▶ **DATASET SECTION**
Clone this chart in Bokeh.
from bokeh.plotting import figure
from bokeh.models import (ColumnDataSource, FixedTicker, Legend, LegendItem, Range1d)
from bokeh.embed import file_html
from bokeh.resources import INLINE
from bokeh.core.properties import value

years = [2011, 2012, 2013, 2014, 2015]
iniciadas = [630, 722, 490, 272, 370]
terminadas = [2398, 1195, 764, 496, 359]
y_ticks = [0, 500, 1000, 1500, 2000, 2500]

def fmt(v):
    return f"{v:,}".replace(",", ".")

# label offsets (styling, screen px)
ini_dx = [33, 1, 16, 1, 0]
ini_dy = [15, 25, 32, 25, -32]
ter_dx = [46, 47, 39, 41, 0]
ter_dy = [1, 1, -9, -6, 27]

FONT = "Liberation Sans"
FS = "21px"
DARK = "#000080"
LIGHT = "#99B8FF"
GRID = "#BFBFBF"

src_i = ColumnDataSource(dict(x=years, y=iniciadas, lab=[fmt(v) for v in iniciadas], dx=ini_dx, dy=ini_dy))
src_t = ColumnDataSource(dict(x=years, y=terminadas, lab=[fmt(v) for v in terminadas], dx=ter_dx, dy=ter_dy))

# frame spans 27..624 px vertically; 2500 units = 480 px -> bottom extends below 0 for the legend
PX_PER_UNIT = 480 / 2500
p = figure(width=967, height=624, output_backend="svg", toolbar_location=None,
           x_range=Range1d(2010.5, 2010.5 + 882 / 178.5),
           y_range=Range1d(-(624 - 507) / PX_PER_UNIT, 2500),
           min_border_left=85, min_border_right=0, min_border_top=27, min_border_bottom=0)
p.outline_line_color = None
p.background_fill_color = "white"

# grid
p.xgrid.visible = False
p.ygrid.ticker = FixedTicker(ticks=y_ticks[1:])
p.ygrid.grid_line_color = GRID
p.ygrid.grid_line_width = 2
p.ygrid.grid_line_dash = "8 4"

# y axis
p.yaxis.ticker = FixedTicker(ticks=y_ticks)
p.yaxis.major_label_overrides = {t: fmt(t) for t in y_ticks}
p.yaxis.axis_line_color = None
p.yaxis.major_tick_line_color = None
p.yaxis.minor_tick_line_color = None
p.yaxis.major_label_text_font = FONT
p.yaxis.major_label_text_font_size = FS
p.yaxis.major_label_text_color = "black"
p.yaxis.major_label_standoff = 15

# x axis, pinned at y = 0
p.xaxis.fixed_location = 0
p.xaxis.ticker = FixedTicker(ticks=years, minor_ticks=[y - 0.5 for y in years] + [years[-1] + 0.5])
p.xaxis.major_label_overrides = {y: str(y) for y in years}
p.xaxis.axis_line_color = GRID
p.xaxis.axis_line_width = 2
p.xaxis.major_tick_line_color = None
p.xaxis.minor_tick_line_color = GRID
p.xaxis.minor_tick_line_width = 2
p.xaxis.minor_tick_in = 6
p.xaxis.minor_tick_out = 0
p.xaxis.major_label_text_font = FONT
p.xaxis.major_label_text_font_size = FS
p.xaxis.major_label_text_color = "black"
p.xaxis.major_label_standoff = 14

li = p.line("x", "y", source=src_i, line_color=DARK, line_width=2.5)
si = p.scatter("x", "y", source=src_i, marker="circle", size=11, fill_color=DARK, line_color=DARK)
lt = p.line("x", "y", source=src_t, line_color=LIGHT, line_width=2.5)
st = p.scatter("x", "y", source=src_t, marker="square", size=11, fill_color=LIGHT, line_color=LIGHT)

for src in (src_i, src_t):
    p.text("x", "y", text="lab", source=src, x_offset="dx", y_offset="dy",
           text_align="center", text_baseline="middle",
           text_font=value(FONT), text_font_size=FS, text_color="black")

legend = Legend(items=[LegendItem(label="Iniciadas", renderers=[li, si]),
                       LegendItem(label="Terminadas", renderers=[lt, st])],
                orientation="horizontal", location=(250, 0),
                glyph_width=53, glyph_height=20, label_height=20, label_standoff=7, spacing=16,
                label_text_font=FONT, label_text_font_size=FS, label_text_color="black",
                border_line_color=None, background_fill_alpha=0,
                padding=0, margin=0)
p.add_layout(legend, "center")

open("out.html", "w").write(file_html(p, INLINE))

▶ **AIM**
Quote exactly the stretch of lines above that starts at the first one and ends at the line with "p.yaxis.major_label_standoff = 15", and nothing beyond it.

▶ **FINAL RESULT**
Clone this chart in Bokeh.
from bokeh.plotting import figure
from bokeh.models import (ColumnDataSource, FixedTicker, Legend, LegendItem, Range1d)
from bokeh.embed import file_html
from bokeh.resources import INLINE
from bokeh.core.properties import value

years = [2011, 2012, 2013, 2014, 2015]
iniciadas = [630, 722, 490, 272, 370]
terminadas = [2398, 1195, 764, 496, 359]
y_ticks = [0, 500, 1000, 1500, 2000, 2500]

def fmt(v):
    return f"{v:,}".replace(",", ".")

# label offsets (styling, screen px)
ini_dx = [33, 1, 16, 1, 0]
ini_dy = [15, 25, 32, 25, -32]
ter_dx = [46, 47, 39, 41, 0]
ter_dy = [1, 1, -9, -6, 27]

FONT = "Liberation Sans"
FS = "21px"
DARK = "#000080"
LIGHT = "#99B8FF"
GRID = "#BFBFBF"

src_i = ColumnDataSource(dict(x=years, y=iniciadas, lab=[fmt(v) for v in iniciadas], dx=ini_dx, dy=ini_dy))
src_t = ColumnDataSource(dict(x=years, y=terminadas, lab=[fmt(v) for v in terminadas], dx=ter_dx, dy=ter_dy))

# frame spans 27..624 px vertically; 2500 units = 480 px -> bottom extends below 0 for the legend
PX_PER_UNIT = 480 / 2500
p = figure(width=967, height=624, output_backend="svg", toolbar_location=None,
           x_range=Range1d(2010.5, 2010.5 + 882 / 178.5),
           y_range=Range1d(-(624 - 507) / PX_PER_UNIT, 2500),
           min_border_left=85, min_border_right=0, min_border_top=27, min_border_bottom=0)
p.outline_line_color = None
p.background_fill_color = "white"

# grid
p.xgrid.visible = False
p.ygrid.ticker = FixedTicker(ticks=y_ticks[1:])
p.ygrid.grid_line_color = GRID
p.ygrid.grid_line_width = 2
p.ygrid.grid_line_dash = "8 4"

# y axis
p.yaxis.ticker = FixedTicker(ticks=y_ticks)
p.yaxis.major_label_overrides = {t: fmt(t) for t in y_ticks}
p.yaxis.axis_line_color = None
p.yaxis.major_tick_line_color = None
p.yaxis.minor_tick_line_color = None
p.yaxis.major_label_text_font = FONT
p.yaxis.major_label_text_font_size = FS
p.yaxis.major_label_text_color = "black"
p.yaxis.major_label_standoff = 15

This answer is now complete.